— What this task involves —
Pictures are not part of the copy. Give again exactly the lines from the one with "Generate a component" to the one with "type Pt = [number, number];", inclusive.

(Data items)

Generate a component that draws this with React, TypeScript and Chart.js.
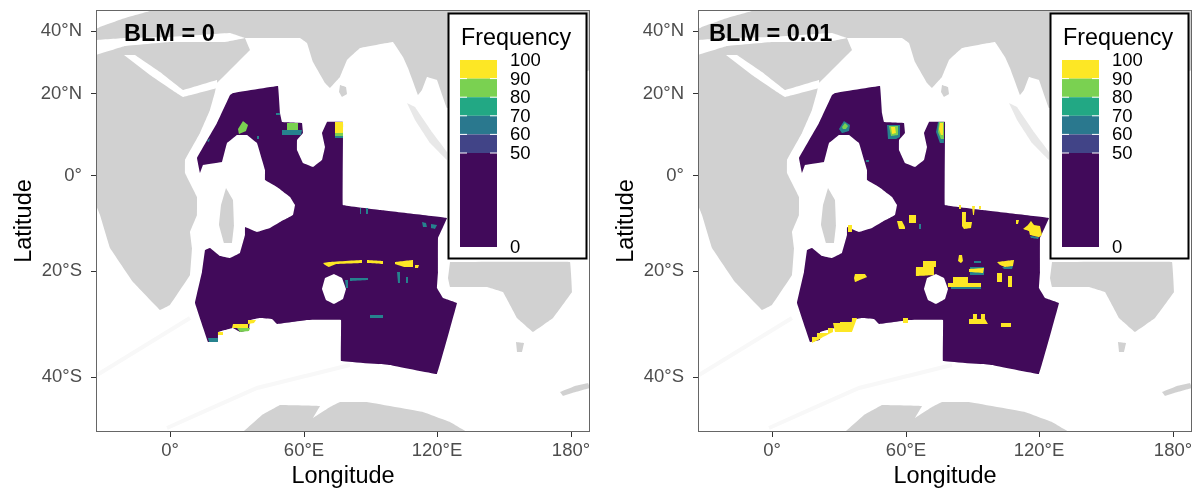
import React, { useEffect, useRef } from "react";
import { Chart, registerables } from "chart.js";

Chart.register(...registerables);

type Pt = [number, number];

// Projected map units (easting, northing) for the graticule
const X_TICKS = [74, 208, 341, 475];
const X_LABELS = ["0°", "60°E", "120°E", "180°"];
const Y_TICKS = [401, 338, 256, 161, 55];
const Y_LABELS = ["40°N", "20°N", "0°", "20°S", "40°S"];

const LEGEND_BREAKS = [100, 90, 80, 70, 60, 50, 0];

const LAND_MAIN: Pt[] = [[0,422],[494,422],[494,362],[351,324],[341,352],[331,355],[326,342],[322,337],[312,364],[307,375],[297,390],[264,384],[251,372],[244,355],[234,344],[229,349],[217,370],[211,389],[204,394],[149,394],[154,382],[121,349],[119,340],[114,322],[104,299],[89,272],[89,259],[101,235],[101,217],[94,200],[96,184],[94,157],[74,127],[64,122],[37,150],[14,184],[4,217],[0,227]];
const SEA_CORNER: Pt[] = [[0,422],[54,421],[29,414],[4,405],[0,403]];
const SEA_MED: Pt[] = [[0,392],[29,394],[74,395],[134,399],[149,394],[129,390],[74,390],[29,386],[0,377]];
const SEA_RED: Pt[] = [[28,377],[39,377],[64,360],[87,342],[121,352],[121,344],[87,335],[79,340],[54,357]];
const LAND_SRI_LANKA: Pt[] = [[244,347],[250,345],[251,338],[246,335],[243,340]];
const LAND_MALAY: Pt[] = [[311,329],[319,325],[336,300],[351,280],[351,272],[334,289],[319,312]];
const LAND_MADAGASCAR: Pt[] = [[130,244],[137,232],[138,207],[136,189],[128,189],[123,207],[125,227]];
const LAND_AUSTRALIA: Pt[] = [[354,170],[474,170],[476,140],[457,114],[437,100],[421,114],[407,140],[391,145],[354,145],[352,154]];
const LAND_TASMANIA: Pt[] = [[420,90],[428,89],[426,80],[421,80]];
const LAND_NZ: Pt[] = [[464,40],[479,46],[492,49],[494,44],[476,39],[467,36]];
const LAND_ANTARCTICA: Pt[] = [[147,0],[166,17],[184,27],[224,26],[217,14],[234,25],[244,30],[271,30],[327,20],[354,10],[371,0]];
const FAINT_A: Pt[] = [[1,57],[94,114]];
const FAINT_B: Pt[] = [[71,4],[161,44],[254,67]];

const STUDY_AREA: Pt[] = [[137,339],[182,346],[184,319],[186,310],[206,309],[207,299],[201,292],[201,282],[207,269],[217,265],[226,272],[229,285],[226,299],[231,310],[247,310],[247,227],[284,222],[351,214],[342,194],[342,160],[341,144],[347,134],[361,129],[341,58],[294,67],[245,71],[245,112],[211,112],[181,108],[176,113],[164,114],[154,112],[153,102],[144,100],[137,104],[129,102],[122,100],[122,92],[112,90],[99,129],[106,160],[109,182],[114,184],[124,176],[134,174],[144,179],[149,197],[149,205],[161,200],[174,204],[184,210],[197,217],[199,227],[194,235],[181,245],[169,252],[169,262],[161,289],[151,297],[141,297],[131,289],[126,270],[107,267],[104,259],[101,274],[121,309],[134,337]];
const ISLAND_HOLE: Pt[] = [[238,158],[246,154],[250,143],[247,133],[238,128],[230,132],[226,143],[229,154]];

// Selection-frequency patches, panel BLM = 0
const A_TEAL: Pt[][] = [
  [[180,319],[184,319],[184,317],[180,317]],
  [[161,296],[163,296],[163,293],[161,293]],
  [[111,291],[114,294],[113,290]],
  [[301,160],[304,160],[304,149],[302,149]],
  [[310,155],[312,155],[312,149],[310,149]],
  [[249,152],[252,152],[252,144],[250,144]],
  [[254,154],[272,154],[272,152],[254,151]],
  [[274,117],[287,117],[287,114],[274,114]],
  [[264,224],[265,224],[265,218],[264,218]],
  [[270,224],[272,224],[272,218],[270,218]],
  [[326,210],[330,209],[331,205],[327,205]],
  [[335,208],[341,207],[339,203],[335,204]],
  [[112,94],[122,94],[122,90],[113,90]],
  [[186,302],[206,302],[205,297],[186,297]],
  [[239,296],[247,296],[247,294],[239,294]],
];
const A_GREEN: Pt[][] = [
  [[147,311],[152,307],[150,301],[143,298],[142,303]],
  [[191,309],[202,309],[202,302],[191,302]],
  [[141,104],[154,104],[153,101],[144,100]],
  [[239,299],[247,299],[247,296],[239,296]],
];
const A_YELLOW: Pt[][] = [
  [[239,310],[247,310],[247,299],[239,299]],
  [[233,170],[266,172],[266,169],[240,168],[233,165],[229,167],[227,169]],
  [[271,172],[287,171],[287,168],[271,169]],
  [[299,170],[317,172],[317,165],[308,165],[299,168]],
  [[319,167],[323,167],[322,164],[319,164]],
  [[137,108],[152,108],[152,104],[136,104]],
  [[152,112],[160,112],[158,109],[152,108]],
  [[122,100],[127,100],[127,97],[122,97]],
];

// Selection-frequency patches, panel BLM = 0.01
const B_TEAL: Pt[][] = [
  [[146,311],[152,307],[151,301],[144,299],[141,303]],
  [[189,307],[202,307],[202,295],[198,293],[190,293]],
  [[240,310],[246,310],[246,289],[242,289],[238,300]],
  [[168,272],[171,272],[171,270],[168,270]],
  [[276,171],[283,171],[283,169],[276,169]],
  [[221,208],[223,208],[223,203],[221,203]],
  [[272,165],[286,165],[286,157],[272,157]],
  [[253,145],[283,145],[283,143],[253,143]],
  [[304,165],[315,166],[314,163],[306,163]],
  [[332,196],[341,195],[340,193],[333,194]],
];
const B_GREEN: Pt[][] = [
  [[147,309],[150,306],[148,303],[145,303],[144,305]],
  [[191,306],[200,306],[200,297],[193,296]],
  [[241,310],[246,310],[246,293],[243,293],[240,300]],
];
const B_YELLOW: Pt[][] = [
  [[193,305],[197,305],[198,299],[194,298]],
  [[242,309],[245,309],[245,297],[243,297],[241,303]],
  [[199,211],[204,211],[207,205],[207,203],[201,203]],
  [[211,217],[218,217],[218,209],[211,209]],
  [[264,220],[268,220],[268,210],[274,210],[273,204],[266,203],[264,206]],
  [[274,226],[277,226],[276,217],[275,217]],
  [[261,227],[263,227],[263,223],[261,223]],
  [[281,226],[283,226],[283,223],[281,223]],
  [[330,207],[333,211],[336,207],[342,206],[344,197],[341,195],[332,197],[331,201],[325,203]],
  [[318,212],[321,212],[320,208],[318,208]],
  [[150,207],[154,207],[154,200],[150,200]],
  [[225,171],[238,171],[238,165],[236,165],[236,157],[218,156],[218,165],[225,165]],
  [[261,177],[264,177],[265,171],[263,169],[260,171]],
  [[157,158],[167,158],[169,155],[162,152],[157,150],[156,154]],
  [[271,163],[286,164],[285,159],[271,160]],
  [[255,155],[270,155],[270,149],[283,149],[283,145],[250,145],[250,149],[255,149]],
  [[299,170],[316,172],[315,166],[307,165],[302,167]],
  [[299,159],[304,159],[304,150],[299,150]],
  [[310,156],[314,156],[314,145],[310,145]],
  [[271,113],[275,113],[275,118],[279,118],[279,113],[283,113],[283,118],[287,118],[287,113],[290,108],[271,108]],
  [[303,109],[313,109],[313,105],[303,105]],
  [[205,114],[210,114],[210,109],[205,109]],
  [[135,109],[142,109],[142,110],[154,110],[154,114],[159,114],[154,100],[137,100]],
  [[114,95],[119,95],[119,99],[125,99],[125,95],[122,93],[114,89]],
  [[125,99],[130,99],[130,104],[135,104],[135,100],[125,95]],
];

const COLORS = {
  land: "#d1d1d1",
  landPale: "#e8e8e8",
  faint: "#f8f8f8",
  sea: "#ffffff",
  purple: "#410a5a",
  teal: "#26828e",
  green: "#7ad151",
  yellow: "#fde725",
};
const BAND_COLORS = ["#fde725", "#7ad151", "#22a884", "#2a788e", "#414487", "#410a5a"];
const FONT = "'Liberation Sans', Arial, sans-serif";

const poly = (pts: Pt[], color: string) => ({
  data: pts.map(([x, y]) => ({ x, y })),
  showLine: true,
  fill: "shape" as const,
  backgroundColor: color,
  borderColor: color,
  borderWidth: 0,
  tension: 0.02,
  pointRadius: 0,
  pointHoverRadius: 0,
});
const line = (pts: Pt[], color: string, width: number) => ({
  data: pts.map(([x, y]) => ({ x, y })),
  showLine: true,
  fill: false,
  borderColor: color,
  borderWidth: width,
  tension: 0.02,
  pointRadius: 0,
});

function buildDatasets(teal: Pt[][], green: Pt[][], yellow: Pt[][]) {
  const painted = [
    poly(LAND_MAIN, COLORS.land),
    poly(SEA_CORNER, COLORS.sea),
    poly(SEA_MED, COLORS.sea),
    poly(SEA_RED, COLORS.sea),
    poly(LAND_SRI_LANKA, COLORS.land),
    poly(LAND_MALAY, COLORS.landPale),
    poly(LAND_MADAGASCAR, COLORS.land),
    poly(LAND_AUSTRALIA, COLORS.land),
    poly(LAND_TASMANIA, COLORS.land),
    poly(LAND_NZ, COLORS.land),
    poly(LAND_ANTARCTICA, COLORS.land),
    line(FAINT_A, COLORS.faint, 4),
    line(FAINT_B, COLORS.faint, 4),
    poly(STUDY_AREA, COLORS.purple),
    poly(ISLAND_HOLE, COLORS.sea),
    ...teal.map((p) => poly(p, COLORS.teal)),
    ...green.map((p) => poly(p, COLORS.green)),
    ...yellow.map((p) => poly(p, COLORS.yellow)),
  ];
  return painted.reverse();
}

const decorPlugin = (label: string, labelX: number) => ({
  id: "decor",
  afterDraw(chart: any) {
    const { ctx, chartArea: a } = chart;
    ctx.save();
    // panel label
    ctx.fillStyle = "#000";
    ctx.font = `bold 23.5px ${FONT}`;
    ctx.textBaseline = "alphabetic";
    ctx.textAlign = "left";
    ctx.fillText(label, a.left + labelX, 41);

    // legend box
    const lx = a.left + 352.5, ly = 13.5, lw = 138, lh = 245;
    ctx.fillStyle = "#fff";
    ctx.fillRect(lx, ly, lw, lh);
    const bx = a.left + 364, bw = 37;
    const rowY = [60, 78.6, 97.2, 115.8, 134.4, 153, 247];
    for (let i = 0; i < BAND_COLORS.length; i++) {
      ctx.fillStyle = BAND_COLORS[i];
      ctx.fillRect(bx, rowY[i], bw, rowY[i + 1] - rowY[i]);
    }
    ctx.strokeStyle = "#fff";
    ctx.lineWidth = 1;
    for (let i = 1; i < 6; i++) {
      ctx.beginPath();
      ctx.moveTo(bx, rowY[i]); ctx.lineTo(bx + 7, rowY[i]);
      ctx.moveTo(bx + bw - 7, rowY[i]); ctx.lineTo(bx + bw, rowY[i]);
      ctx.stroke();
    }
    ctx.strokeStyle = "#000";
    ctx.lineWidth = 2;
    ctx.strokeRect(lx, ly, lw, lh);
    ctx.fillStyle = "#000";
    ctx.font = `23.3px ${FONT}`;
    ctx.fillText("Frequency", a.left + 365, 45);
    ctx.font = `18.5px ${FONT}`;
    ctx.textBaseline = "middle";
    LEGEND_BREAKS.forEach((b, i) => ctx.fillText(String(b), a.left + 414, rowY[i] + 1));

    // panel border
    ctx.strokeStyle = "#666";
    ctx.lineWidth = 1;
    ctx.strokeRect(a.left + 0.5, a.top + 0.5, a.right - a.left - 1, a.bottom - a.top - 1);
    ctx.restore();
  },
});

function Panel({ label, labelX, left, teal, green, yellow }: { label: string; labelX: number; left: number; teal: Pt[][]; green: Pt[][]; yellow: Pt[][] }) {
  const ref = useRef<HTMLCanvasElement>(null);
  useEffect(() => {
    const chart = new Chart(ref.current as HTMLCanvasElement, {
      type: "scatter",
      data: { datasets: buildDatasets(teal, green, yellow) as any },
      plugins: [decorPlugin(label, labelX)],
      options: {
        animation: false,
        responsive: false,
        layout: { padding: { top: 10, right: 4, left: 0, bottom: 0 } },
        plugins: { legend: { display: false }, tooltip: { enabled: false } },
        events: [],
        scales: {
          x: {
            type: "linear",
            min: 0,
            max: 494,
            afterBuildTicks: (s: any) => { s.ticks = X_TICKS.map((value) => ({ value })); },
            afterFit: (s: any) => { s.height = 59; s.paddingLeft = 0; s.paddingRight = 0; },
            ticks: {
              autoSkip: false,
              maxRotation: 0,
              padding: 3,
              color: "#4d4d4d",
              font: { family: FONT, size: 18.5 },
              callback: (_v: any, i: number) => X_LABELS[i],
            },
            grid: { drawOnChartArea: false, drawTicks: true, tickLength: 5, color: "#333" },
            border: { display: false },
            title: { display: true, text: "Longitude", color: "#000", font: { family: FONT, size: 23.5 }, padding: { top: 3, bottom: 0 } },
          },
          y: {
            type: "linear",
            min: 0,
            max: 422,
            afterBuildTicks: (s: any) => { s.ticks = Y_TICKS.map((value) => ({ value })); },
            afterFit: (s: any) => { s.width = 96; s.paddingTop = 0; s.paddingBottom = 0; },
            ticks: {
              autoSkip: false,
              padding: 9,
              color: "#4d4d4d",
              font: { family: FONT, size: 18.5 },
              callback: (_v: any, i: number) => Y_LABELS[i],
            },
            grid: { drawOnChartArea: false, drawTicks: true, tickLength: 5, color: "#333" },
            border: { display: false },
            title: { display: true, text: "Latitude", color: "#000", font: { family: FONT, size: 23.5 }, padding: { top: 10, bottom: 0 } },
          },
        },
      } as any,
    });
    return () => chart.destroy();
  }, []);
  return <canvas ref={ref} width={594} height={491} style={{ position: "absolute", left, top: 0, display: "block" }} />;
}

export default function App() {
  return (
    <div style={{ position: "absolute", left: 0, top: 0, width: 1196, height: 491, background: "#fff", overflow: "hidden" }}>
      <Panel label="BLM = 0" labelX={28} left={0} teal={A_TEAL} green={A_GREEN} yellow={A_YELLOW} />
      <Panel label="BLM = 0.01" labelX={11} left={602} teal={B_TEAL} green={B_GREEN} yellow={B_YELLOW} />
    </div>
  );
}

* * *

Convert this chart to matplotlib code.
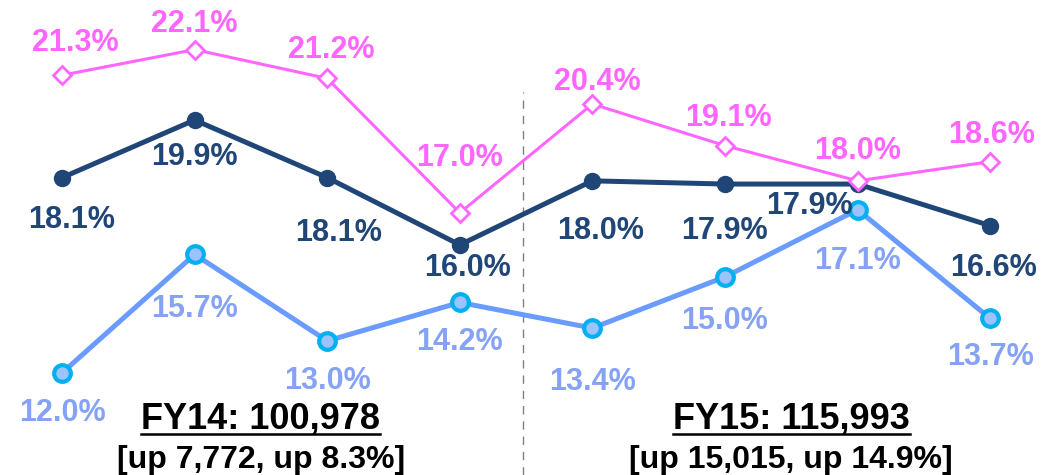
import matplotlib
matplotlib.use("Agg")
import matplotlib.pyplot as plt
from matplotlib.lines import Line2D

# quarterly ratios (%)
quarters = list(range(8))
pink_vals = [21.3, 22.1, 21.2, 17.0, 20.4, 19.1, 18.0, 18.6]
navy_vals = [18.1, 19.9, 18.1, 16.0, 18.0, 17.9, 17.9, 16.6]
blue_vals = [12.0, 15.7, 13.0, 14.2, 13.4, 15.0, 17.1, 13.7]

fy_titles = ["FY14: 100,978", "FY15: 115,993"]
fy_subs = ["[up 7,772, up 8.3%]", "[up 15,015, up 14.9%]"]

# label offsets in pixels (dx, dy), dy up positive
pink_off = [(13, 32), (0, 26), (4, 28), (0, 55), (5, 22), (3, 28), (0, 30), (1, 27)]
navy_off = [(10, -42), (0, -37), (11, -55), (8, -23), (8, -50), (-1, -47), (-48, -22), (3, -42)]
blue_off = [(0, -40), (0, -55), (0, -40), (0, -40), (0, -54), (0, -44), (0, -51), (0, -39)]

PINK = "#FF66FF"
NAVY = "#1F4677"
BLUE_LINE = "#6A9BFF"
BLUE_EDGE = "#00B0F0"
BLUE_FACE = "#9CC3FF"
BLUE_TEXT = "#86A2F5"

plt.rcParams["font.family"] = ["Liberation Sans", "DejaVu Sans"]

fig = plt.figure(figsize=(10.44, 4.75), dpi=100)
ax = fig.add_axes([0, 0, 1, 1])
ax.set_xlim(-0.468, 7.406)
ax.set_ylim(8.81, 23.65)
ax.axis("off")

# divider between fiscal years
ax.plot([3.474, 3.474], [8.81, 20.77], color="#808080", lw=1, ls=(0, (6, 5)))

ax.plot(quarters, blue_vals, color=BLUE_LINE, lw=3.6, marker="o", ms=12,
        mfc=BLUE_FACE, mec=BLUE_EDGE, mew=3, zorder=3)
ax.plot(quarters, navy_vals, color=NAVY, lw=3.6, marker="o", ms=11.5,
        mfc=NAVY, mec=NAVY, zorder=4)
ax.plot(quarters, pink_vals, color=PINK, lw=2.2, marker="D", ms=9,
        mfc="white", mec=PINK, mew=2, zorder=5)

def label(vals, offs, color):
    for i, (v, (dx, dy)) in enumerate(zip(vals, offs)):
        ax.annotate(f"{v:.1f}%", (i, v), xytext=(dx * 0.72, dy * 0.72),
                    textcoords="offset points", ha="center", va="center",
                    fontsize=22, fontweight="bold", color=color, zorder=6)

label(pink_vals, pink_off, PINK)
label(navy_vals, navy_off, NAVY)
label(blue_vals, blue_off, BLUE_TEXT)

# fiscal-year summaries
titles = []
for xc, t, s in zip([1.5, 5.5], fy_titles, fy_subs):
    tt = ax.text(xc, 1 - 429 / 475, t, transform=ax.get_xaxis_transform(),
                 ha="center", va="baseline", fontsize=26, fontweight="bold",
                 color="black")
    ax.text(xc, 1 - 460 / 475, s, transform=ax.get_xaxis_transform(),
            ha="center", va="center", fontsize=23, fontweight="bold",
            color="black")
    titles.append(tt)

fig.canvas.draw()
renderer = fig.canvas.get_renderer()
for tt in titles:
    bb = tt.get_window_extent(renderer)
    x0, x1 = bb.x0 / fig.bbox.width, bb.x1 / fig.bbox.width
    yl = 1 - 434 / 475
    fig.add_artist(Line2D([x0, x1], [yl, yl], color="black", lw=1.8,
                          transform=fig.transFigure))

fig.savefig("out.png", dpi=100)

==

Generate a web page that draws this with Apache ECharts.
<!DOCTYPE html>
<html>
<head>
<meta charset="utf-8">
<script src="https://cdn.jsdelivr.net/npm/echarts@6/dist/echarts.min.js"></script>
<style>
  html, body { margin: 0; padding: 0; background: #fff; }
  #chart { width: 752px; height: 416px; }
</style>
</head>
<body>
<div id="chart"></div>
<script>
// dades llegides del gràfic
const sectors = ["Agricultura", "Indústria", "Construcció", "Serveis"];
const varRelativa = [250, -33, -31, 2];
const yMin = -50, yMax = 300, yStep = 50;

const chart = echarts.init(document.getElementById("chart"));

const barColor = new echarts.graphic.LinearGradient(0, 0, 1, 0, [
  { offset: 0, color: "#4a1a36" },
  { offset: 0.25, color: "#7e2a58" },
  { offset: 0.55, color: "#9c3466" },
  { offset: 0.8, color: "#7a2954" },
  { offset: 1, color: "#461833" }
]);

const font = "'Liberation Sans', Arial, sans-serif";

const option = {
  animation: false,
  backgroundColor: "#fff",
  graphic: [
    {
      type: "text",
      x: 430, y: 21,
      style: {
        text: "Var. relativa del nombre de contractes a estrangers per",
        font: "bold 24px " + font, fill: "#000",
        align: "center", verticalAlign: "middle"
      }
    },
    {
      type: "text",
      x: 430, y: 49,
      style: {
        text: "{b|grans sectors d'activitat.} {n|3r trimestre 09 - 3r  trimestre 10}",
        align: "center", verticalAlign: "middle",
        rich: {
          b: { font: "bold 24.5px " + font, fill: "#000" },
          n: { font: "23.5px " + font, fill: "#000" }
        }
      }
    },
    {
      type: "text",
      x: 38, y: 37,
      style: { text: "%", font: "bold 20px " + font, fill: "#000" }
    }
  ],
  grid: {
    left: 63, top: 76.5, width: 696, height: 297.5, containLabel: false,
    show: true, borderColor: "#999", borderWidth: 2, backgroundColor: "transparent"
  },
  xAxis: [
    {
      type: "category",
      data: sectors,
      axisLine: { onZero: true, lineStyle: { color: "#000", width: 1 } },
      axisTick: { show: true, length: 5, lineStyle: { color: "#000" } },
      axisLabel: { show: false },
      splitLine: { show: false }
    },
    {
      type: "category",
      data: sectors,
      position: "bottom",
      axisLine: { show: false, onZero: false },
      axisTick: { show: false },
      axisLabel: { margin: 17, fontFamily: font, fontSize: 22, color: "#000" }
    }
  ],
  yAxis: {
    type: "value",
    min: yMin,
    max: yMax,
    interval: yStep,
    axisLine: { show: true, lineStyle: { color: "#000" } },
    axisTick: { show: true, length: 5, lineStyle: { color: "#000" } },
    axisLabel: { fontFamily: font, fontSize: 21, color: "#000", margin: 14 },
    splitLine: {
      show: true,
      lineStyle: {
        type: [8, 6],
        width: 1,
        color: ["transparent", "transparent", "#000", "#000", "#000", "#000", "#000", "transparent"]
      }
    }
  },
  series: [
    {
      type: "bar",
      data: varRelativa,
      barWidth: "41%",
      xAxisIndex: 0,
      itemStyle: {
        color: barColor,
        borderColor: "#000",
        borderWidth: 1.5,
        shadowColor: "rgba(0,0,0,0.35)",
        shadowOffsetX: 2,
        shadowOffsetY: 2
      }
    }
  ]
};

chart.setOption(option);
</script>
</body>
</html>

— Answer to the exercise —
Generate a component that draws this with React, TypeScript and Chart.js.
import React, { useEffect, useRef } from "react";
import { Chart, registerables } from "chart.js";

Chart.register(...registerables);

type Pt = [number, number];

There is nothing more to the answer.